When I go to load days later or something, it's never perfectly calibrated, usually a few tenths off or so, no worries, I expect it would drift some over a length of time like that, temp, humidity or whatever makes them fluctuate a small amount.

It dispenses the powder about as accurately as I would expect it could, probably better really. It usually falls right on the money, sometimes a tenth off. Usually I find it will drop either to the light side, or to the heavy side, not both. So the side it tends to drop to is the side I allow as OK, say for example the light side. If it drops heavy, I pick a few kernals out and redispense it with my fingers minus a kernal or two. I tell you this, I don't find it any more accurately than that with my beam scale, and I've tested it quite a bit to see if mine was up to the job. My beam scale may be at the most, .05gr more accurate, but no more, if even that. Something I think that magnetically dampened beam scales can not likely even detect.

I drop all my charges at once from the Redding dispensor a grain below, cases in the loading block, 20 - 30 - 50 rounds or whatever I'm loading at that charge. After that I dump them into the scale pan and trickle up with the dispensor one after the other, which takes about 10-15 seconds a case. The electronic dispensor's too slow to dispense the whole charge, I don't care how fast they make them, it'll never dump 100gr in one second, which I prefer.

You probably bought a bum scale it sounds like, seriously. Mine's the RCBS, least RCBS would be my customer service contact anyway. Good luck.

You might try another one and see, mine is faster than manual trickling for **** sure, less stress on top of it too, but you might prefer the Ohaus like Eric and Steve both use, a refund should about pay for one I think.

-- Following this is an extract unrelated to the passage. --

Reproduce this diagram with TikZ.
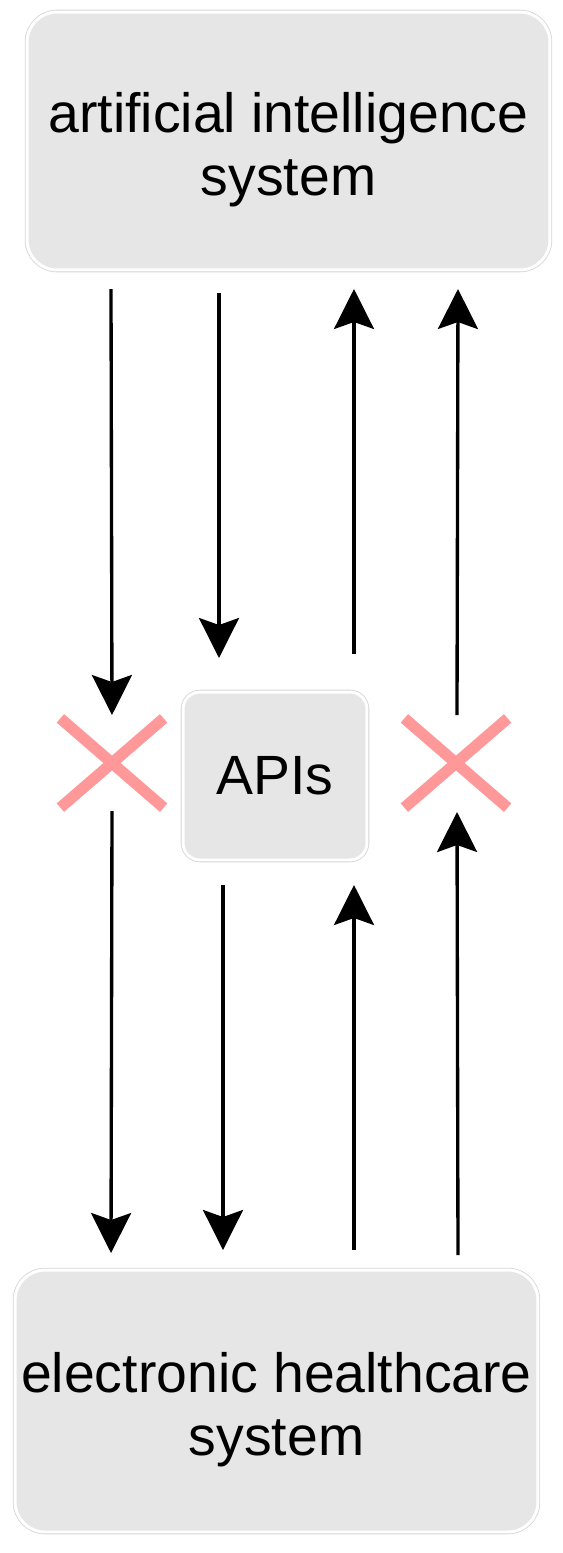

[ 04-12-2004: Message edited by: Brent Moffitt ]
 
I don't know if this will help but I just bought a new Dillon digital scale. It came highly recommended by a friend who's owned them all. I like it and it works great.
 
I would have to agree that your scale sounds defective. My combo unit (new version) requires little warmup time,..and once it has leanred the powder (may throw a few crazy charges) it is usually within .1gr +/-, which canbe scooped out or added by hand in no time at all. I have tried mine with 100gr charges just as an experiment of it's "throw time" and it was finished in less than 40sec,..in which time I am seating the previously loaded round and checking for runout. I really like mine and have not gotten anywhere near the issues you have experienced. Sounds like time to exchange the scale for a new one.